#### [WHAT IS NEEDED]
Would you transcribe the listing that follows, character for character, and omit its images?

#### [DATA]

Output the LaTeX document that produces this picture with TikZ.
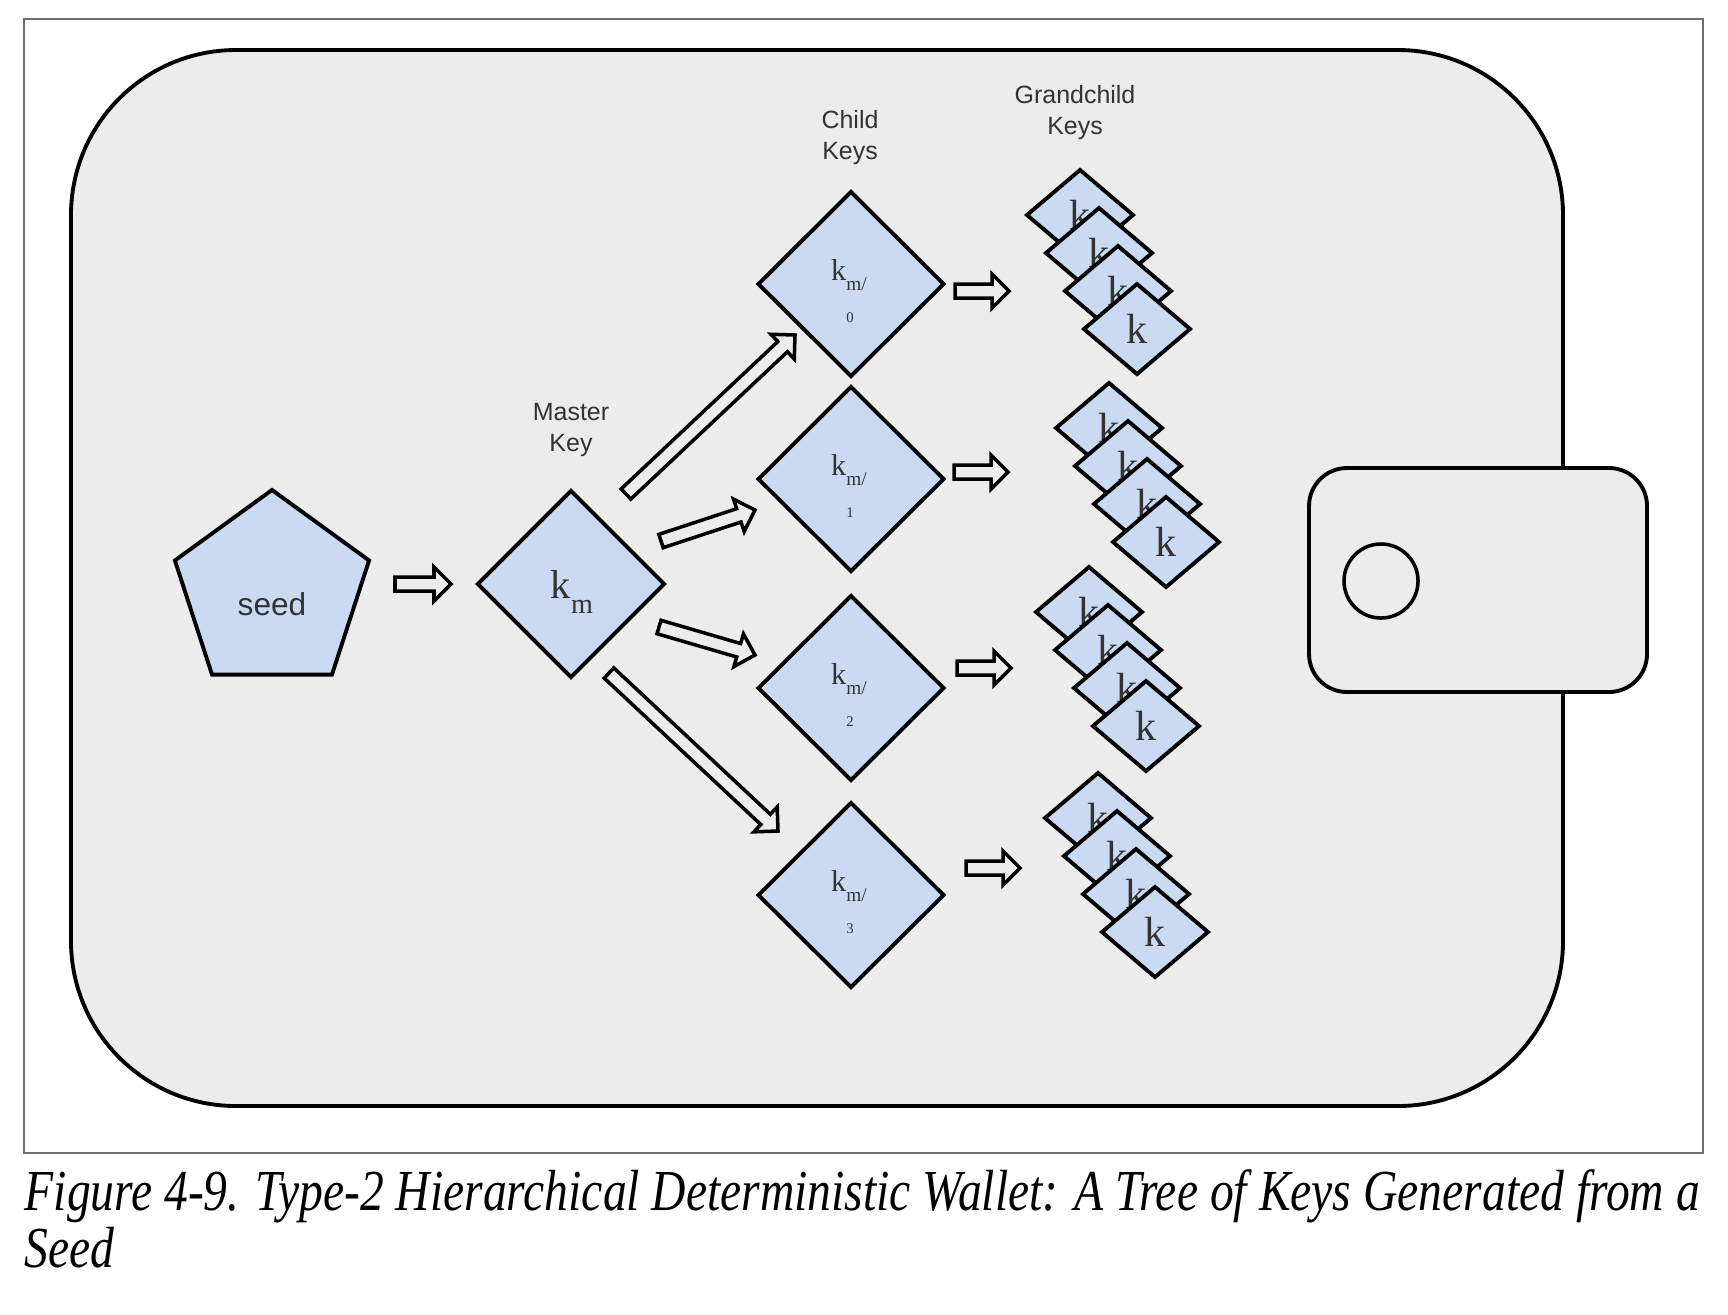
\documentclass[tikz,border=0pt]{standalone}
\usepackage{fontspec}
\setmainfont{Liberation Serif}
\setsansfont{Liberation Sans}
\newfontfamily\capfont[FakeStretch=0.82]{Liberation Serif}
\usetikzlibrary{shapes.geometric,calc}

\definecolor{walletgray}{HTML}{ECECEC}
\definecolor{keyblue}{HTML}{C9DAF2}
\definecolor{framegray}{HTML}{6E6E6E}
\definecolor{textgray}{HTML}{333333}

\tikzset{
  keyshape/.style={diamond, draw=black, fill=keyblue, line width=1.1pt, inner sep=0pt, outer sep=0pt},
  masterkey/.style={keyshape, minimum width=1.86cm, minimum height=1.86cm},
  childkey/.style={keyshape, minimum width=1.85cm, minimum height=1.84cm},
  grandkey/.style={keyshape, minimum width=1.06cm, minimum height=0.90cm, text=textgray, font=\fontsize{12}{12}\selectfont},
  lbl/.style={font=\sffamily\fontsize{7.1}{8.8}\selectfont, text=textgray, align=center, inner sep=0pt, anchor=north},
  keyarrow/.style={draw=black, fill=walletgray, line width=1pt, line join=miter}
}

\newcommand{\hollowarrow}[2]{%
  \coordinate (hb) at ($(#2)!0.17cm!(#1)$);
  \draw[keyarrow] ($(#1)!0.07cm!90:(#2)$) -- ($(hb)!0.07cm!90:(#2)$) -- ($(hb)!0.17cm!90:(#2)$) -- (#2)
    -- ($(hb)!0.17cm!-90:(#2)$) -- ($(hb)!0.07cm!-90:(#2)$) -- ($(#1)!0.07cm!-90:(#2)$) -- cycle;}

\begin{document}
\begin{tikzpicture}[x=0.01cm, y=-0.01cm]
    \useasboundingbox (0,0) rectangle (1728,1314);
    \fill[white] (0,0) rectangle (1728,1314);
    \draw[framegray, line width=0.6pt] (24,19) rectangle (1703,1153);
    \draw[fill=walletgray, line width=1.1pt, rounded corners=1.65cm] (71,50) rectangle (1563,1106);
    \draw[fill=walletgray, line width=1.1pt, rounded corners=0.38cm] (1309,468) rectangle (1647,692);
    \draw[line width=1pt] (1381,581) circle[radius=0.37cm];

    \node[regular polygon, regular polygon sides=5, minimum size=2.04cm, draw, fill=keyblue, line width=1.1pt, inner sep=0pt] (seed) at (272,592) {};
    \node[font=\sffamily\fontsize{9}{9}\selectfont, text=textgray, anchor=base] (seedtext) at (272,615) {seed};

    \node[masterkey] (km) at (571,584) {};
    \node[anchor=base, text=textgray, inner sep=0pt] (kmtext) at (572,598) {\fontsize{11.5}{11.5}\selectfont k\raisebox{-4.3pt}{\fontsize{8}{8}\selectfont m}};
    \node[lbl] (masterlbl) at (571,403) {Master\\Key};
    \node[lbl] (childlbl) at (850,110) {Child\\Keys};
    \node[lbl] (grandlbl) at (1075,85) {Grandchild\\Keys};

    \foreach \i/\y in {0/284,1/479,2/688,3/895} {
        \node[childkey] (c\i) at (851,\y) {};
        \node[anchor=base, text=textgray, inner sep=0pt] (ct\i) at (849,\y-4) {\fontsize{8.6}{8.6}\selectfont k\raisebox{-3.1pt}{\fontsize{5.5}{5.5}\selectfont m/}};
        \node[anchor=base, text=textgray, inner sep=0pt] (cn\i) at (850,\y+38) {\fontsize{4.2}{4.2}\selectfont \i};
    }

    \foreach \i/\x/\y in {0/1137/329,1/1166/542,2/1146/726,3/1155/932} {
        \foreach \j in {3,2,1,0} {
            \node[grandkey] (g\i\j) at (\x-19*\j,\y-38*\j) {k};
        }
    }

    \coordinate (s0) at (395,584);  \coordinate (t0) at (451,584);
    \coordinate (s1) at (626,494);  \coordinate (t1) at (795,335);
    \coordinate (s2) at (661,541);  \coordinate (t2) at (755,510);
    \coordinate (s3) at (659,627);  \coordinate (t3) at (755,655);
    \coordinate (s4) at (609,673);  \coordinate (t4) at (778,831);
    \coordinate (s5) at (955,291);  \coordinate (t5) at (1009,291);
    \coordinate (s6) at (954,472);  \coordinate (t6) at (1008,472);
    \coordinate (s7) at (957,668);  \coordinate (t7) at (1011,668);
    \coordinate (s8) at (966,868);  \coordinate (t8) at (1020,868);
    \foreach \k in {0,...,8} {\hollowarrow{s\k}{t\k}}

    \node[anchor=base west, inner sep=0pt, font=\capfont\itshape\fontsize{16.5}{18}\selectfont] (cap1) at (24,1210) {Figure 4-9. Type-2 Hierarchical Deterministic Wallet: A Tree of Keys Generated from a};
    \node[anchor=base west, inner sep=0pt, font=\capfont\itshape\fontsize{16.5}{18}\selectfont] (cap2) at (24,1267) {Seed};
\end{tikzpicture}
\end{document}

#### [RESULT OF THIS TASK]
Output the LaTeX document that produces this picture with TikZ.
\documentclass[tikz,border=0pt]{standalone}
\usepackage{fontspec}
\setmainfont{Liberation Serif}
\setsansfont{Liberation Sans}
\newfontfamily\capfont[FakeStretch=0.82]{Liberation Serif}
\usetikzlibrary{shapes.geometric,calc}

\definecolor{walletgray}{HTML}{ECECEC}
\definecolor{keyblue}{HTML}{C9DAF2}
\definecolor{framegray}{HTML}{6E6E6E}
\definecolor{textgray}{HTML}{333333}

\tikzset{
  keyshape/.style={diamond, draw=black, fill=keyblue, line width=1.1pt, inner sep=0pt, outer sep=0pt},
  masterkey/.style={keyshape, minimum width=1.86cm, minimum height=1.86cm},
  childkey/.style={keyshape, minimum width=1.85cm, minimum height=1.84cm},
  grandkey/.style={keyshape, minimum width=1.06cm, minimum height=0.90cm, text=textgray, font=\fontsize{12}{12}\selectfont},
  lbl/.style={font=\sffamily\fontsize{7.1}{8.8}\selectfont, text=textgray, align=center, inner sep=0pt, anchor=north},
  keyarrow/.style={draw=black, fill=walletgray, line width=1pt, line join=miter}
}

\newcommand{\hollowarrow}[2]{%
  \coordinate (hb) at ($(#2)!0.17cm!(#1)$);
  \draw[keyarrow] ($(#1)!0.07cm!90:(#2)$) -- ($(hb)!0.07cm!90:(#2)$) -- ($(hb)!0.17cm!90:(#2)$) -- (#2)
    -- ($(hb)!0.17cm!-90:(#2)$) -- ($(hb)!0.07cm!-90:(#2)$) -- ($(#1)!0.07cm!-90:(#2)$) -- cycle;}

\begin{document}
\begin{tikzpicture}[x=0.01cm, y=-0.01cm]
    \useasboundingbox (0,0) rectangle (1728,1314);
    \fill[white] (0,0) rectangle (1728,1314);
    \draw[framegray, line width=0.6pt] (24,19) rectangle (1703,1153);
    \draw[fill=walletgray, line width=1.1pt, rounded corners=1.65cm] (71,50) rectangle (1563,1106);
    \draw[fill=walletgray, line width=1.1pt, rounded corners=0.38cm] (1309,468) rectangle (1647,692);
    \draw[line width=1pt] (1381,581) circle[radius=0.37cm];

    \node[regular polygon, regular polygon sides=5, minimum size=2.04cm, draw, fill=keyblue, line width=1.1pt, inner sep=0pt] (seed) at (272,592) {};
    \node[font=\sffamily\fontsize{9}{9}\selectfont, text=textgray, anchor=base] (seedtext) at (272,615) {seed};

    \node[masterkey] (km) at (571,584) {};
    \node[anchor=base, text=textgray, inner sep=0pt] (kmtext) at (572,598) {\fontsize{11.5}{11.5}\selectfont k\raisebox{-4.3pt}{\fontsize{8}{8}\selectfont m}};
    \node[lbl] (masterlbl) at (571,403) {Master\\Key};
    \node[lbl] (childlbl) at (850,110) {Child\\Keys};
    \node[lbl] (grandlbl) at (1075,85) {Grandchild\\Keys};

    \foreach \i/\y in {0/284,1/479,2/688,3/895} {
        \node[childkey] (c\i) at (851,\y) {};
        \node[anchor=base, text=textgray, inner sep=0pt] (ct\i) at (849,\y-4) {\fontsize{8.6}{8.6}\selectfont k\raisebox{-3.1pt}{\fontsize{5.5}{5.5}\selectfont m/}};
        \node[anchor=base, text=textgray, inner sep=0pt] (cn\i) at (850,\y+38) {\fontsize{4.2}{4.2}\selectfont \i};
    }

    \foreach \i/\x/\y in {0/1137/329,1/1166/542,2/1146/726,3/1155/932} {
        \foreach \j in {3,2,1,0} {
            \node[grandkey] (g\i\j) at (\x-19*\j,\y-38*\j) {k};
        }
    }

    \coordinate (s0) at (395,584);  \coordinate (t0) at (451,584);
    \coordinate (s1) at (626,494);  \coordinate (t1) at (795,335);
    \coordinate (s2) at (661,541);  \coordinate (t2) at (755,510);
    \coordinate (s3) at (659,627);  \coordinate (t3) at (755,655);
    \coordinate (s4) at (609,673);  \coordinate (t4) at (778,831);
    \coordinate (s5) at (955,291);  \coordinate (t5) at (1009,291);
    \coordinate (s6) at (954,472);  \coordinate (t6) at (1008,472);
    \coordinate (s7) at (957,668);  \coordinate (t7) at (1011,668);
    \coordinate (s8) at (966,868);  \coordinate (t8) at (1020,868);
    \foreach \k in {0,...,8} {\hollowarrow{s\k}{t\k}}

    \node[anchor=base west, inner sep=0pt, font=\capfont\itshape\fontsize{16.5}{18}\selectfont] (cap1) at (24,1210) {Figure 4-9. Type-2 Hierarchical Deterministic Wallet: A Tree of Keys Generated from a};
    \node[anchor=base west, inner sep=0pt, font=\capfont\itshape\fontsize{16.5}{18}\selectfont] (cap2) at (24,1267) {Seed};
\end{tikzpicture}
\end{document}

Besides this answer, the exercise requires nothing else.